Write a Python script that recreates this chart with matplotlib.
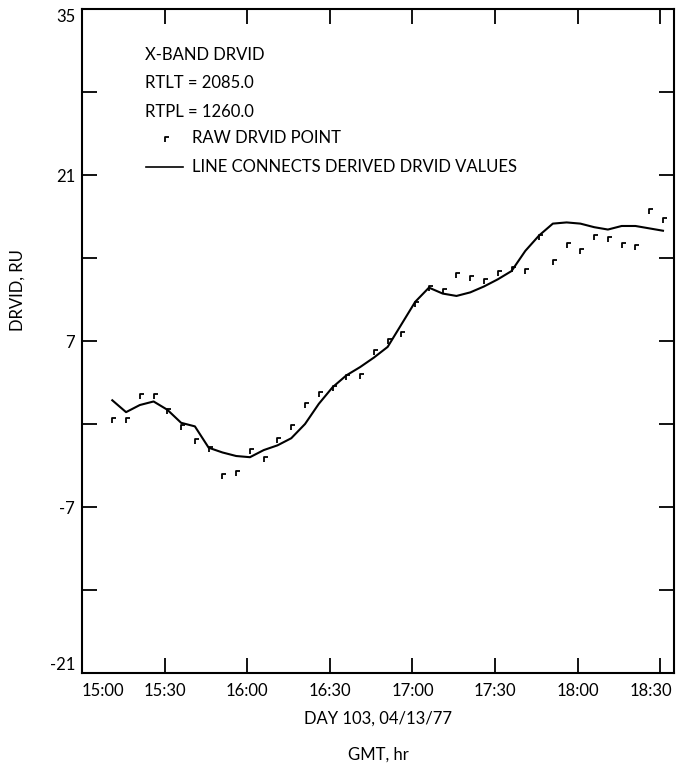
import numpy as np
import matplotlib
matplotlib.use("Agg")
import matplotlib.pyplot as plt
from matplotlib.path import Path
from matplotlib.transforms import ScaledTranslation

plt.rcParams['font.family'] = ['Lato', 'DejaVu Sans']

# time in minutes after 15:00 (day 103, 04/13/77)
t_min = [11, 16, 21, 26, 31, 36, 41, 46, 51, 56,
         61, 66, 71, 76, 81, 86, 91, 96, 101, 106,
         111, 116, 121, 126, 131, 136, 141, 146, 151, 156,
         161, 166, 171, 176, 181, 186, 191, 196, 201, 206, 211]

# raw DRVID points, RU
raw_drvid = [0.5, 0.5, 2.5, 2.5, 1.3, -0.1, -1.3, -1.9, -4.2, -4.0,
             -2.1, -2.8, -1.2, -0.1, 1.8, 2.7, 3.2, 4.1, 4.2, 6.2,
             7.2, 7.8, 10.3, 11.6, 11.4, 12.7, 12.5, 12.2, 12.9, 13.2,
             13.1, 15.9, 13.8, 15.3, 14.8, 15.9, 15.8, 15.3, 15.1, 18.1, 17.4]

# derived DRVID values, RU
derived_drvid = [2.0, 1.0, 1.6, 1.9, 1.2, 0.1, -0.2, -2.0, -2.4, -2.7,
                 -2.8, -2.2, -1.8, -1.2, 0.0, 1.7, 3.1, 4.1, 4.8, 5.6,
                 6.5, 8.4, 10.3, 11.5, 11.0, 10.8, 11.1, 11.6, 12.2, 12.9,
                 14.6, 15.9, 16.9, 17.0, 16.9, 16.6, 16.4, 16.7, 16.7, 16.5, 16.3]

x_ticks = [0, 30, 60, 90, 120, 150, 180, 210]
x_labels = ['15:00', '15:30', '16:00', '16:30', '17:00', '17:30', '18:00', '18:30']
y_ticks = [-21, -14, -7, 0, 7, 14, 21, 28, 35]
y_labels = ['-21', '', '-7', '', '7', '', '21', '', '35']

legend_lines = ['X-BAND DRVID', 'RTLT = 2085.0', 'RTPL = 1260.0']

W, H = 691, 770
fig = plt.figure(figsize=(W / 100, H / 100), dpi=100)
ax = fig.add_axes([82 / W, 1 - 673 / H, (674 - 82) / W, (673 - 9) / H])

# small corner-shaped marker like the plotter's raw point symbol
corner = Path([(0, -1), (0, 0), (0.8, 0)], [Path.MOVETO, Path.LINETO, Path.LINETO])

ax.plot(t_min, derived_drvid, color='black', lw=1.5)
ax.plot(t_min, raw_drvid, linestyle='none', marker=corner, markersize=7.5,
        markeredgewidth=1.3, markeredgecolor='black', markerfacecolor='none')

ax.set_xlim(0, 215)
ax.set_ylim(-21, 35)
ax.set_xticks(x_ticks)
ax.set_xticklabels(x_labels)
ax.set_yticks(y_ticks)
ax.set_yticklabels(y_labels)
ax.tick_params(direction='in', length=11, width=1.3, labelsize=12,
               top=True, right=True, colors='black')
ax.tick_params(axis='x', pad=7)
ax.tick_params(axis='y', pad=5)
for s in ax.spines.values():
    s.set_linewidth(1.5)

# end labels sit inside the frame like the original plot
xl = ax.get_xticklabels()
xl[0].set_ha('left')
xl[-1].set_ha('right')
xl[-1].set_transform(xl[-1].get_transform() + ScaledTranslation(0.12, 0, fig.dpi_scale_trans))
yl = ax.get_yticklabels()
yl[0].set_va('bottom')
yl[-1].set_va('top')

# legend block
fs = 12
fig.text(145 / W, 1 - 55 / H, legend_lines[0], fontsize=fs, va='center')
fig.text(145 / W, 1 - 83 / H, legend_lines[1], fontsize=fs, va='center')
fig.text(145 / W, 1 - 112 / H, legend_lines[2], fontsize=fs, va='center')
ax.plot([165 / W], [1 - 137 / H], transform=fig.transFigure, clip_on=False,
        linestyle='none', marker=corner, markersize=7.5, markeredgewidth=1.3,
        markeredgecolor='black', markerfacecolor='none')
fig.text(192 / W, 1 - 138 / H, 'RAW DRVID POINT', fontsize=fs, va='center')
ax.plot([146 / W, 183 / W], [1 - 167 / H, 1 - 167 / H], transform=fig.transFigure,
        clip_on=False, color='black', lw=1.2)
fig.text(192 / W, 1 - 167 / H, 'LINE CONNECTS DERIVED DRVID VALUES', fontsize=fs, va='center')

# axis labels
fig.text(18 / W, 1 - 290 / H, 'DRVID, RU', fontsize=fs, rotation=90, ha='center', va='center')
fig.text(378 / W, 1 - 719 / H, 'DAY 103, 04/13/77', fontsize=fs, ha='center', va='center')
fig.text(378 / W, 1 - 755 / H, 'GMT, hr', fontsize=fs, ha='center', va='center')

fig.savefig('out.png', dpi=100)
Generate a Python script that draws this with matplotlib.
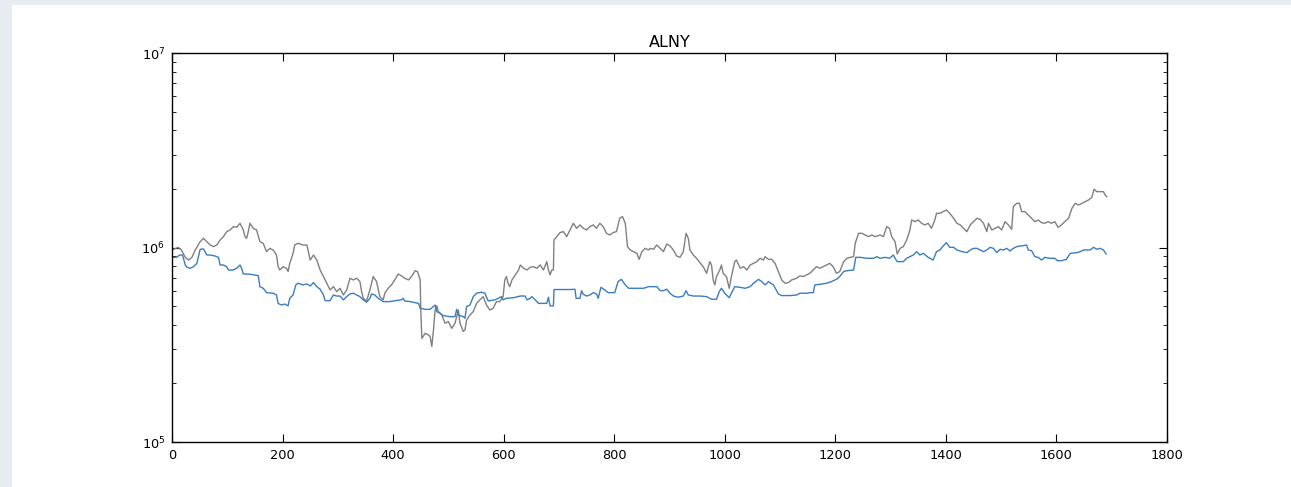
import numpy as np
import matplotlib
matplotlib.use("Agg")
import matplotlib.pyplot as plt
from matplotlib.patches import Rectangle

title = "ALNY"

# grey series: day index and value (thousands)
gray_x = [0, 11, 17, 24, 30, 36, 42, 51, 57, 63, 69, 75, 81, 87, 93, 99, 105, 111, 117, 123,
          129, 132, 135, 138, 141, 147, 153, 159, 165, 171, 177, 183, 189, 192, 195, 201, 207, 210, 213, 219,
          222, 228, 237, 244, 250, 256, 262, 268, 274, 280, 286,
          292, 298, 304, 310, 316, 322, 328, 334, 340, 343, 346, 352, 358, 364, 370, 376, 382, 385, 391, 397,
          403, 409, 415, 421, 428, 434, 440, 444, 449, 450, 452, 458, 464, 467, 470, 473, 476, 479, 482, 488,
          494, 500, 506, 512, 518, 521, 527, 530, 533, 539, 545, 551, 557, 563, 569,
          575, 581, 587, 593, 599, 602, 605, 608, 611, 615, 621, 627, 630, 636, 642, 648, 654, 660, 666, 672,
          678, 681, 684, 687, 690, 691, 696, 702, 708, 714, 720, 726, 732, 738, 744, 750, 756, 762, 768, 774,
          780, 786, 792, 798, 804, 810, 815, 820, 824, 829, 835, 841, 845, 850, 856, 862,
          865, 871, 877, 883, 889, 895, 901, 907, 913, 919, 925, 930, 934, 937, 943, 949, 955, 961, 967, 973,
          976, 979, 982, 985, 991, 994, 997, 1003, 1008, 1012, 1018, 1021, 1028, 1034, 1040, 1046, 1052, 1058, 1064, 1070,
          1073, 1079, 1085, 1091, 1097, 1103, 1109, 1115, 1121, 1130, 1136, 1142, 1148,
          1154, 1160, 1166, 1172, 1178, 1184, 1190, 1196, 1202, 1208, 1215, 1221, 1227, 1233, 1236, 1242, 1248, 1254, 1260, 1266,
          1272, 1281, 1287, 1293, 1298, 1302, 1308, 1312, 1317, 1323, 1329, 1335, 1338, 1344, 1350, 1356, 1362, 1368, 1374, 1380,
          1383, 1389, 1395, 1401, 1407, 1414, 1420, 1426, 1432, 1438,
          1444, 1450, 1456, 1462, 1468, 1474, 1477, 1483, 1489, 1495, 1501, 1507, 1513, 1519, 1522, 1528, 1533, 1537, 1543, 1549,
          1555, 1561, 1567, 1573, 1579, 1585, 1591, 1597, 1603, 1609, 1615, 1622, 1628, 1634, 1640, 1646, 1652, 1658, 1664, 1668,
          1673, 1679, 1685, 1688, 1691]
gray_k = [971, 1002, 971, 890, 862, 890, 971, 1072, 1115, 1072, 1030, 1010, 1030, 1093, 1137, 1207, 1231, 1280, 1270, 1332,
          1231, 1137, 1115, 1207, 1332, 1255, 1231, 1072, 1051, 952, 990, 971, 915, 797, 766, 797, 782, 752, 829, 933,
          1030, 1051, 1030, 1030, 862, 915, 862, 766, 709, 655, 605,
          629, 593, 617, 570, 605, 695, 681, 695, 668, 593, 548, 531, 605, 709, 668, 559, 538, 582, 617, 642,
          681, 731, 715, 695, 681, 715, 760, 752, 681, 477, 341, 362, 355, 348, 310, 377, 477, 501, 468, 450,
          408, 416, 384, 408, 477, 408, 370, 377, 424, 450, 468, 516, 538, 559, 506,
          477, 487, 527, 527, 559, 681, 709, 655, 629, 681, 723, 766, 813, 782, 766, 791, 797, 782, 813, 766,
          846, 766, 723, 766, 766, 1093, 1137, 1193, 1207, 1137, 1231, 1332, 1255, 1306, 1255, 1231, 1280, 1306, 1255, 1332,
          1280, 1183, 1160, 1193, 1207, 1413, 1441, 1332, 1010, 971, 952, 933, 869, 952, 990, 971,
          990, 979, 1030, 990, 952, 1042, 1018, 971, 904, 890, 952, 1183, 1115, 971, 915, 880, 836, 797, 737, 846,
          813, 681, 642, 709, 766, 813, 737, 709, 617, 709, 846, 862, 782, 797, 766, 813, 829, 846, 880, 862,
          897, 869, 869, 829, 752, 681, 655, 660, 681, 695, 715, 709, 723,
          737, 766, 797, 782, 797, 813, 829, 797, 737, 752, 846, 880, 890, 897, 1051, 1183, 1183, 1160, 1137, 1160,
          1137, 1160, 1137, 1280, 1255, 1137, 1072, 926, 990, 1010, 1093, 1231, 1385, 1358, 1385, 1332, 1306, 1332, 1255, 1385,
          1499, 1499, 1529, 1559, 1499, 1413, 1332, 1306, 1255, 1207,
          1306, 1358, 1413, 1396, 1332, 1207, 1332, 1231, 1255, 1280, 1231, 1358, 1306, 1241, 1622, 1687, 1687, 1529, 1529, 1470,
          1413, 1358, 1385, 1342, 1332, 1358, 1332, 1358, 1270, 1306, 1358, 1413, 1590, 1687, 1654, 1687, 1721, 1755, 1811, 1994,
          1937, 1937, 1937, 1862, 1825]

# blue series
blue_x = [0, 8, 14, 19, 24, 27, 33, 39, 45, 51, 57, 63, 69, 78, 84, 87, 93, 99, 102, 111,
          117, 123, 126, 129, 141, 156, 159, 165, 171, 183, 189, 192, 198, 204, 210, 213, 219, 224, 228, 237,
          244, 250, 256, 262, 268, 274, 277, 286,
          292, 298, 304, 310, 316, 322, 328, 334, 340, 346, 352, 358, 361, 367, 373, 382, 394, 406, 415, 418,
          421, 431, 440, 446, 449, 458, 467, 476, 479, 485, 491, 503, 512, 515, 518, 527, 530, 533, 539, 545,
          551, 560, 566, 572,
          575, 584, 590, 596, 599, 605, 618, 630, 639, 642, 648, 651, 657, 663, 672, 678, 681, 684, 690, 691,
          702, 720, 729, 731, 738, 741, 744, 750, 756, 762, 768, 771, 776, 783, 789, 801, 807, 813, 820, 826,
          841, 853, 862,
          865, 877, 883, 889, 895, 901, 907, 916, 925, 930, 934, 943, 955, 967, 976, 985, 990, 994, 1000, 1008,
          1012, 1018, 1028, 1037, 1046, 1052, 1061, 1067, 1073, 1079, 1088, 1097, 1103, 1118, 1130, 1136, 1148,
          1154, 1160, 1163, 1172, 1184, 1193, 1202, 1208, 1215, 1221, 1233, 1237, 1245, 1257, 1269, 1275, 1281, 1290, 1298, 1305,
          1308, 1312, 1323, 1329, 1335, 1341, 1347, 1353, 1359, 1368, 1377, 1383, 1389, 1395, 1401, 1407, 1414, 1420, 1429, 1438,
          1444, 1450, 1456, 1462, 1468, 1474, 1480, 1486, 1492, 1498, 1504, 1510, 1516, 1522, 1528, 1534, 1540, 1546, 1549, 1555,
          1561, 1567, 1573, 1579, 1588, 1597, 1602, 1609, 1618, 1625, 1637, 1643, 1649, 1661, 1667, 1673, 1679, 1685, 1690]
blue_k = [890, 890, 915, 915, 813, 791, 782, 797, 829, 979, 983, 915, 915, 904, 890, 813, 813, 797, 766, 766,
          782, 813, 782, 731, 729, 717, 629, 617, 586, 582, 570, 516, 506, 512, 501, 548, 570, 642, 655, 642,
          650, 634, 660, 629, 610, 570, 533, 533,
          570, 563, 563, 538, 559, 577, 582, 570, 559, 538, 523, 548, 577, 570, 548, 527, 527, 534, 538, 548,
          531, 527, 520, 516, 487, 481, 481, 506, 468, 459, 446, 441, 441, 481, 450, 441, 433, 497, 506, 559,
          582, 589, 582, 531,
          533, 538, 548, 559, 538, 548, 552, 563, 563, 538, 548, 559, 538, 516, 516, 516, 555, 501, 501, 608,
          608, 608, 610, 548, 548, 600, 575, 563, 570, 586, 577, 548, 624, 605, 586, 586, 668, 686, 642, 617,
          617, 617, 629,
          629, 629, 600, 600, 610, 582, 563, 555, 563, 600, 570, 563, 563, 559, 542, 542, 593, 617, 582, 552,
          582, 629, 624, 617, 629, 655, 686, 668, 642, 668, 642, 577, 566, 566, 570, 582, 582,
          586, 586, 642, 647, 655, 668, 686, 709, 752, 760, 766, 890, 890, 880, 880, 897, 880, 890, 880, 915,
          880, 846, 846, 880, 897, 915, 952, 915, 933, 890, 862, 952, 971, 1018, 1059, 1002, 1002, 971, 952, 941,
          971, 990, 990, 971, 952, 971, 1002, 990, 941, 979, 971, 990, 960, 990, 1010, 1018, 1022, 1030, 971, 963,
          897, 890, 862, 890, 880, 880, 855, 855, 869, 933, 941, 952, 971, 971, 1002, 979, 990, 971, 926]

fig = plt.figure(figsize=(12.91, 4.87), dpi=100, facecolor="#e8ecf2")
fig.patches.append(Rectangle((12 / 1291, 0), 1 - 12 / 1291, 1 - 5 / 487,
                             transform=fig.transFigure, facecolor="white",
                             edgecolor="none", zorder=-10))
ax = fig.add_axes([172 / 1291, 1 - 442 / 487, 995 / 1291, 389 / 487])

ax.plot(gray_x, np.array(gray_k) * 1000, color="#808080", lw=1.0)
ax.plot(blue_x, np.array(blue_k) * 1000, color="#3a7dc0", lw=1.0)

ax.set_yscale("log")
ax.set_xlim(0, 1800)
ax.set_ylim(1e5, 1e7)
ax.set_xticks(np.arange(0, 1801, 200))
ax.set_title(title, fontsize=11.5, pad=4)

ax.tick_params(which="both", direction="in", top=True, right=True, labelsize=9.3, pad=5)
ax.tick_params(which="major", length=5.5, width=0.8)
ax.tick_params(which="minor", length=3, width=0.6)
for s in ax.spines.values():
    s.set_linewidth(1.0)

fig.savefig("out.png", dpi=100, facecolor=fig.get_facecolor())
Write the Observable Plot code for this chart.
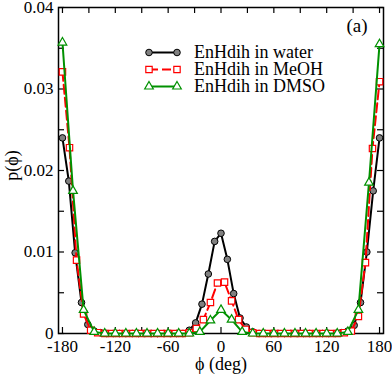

:::::

GIVEN EXERCISE: Your task is to reproduce exactly the lines from the start of the data above through the line containing "16.7, 16.5, 16.3]", leaving every picture out.

RESULT:
Write a Python script that recreates this chart with matplotlib.
import numpy as np
import matplotlib
matplotlib.use("Agg")
import matplotlib.pyplot as plt
from matplotlib.path import Path
from matplotlib.transforms import ScaledTranslation

plt.rcParams['font.family'] = ['Lato', 'DejaVu Sans']

# time in minutes after 15:00 (day 103, 04/13/77)
t_min = [11, 16, 21, 26, 31, 36, 41, 46, 51, 56,
         61, 66, 71, 76, 81, 86, 91, 96, 101, 106,
         111, 116, 121, 126, 131, 136, 141, 146, 151, 156,
         161, 166, 171, 176, 181, 186, 191, 196, 201, 206, 211]

# raw DRVID points, RU
raw_drvid = [0.5, 0.5, 2.5, 2.5, 1.3, -0.1, -1.3, -1.9, -4.2, -4.0,
             -2.1, -2.8, -1.2, -0.1, 1.8, 2.7, 3.2, 4.1, 4.2, 6.2,
             7.2, 7.8, 10.3, 11.6, 11.4, 12.7, 12.5, 12.2, 12.9, 13.2,
             13.1, 15.9, 13.8, 15.3, 14.8, 15.9, 15.8, 15.3, 15.1, 18.1, 17.4]

# derived DRVID values, RU
derived_drvid = [2.0, 1.0, 1.6, 1.9, 1.2, 0.1, -0.2, -2.0, -2.4, -2.7,
                 -2.8, -2.2, -1.8, -1.2, 0.0, 1.7, 3.1, 4.1, 4.8, 5.6,
                 6.5, 8.4, 10.3, 11.5, 11.0, 10.8, 11.1, 11.6, 12.2, 12.9,
                 14.6, 15.9, 16.9, 17.0, 16.9, 16.6, 16.4, 16.7, 16.7, 16.5, 16.3]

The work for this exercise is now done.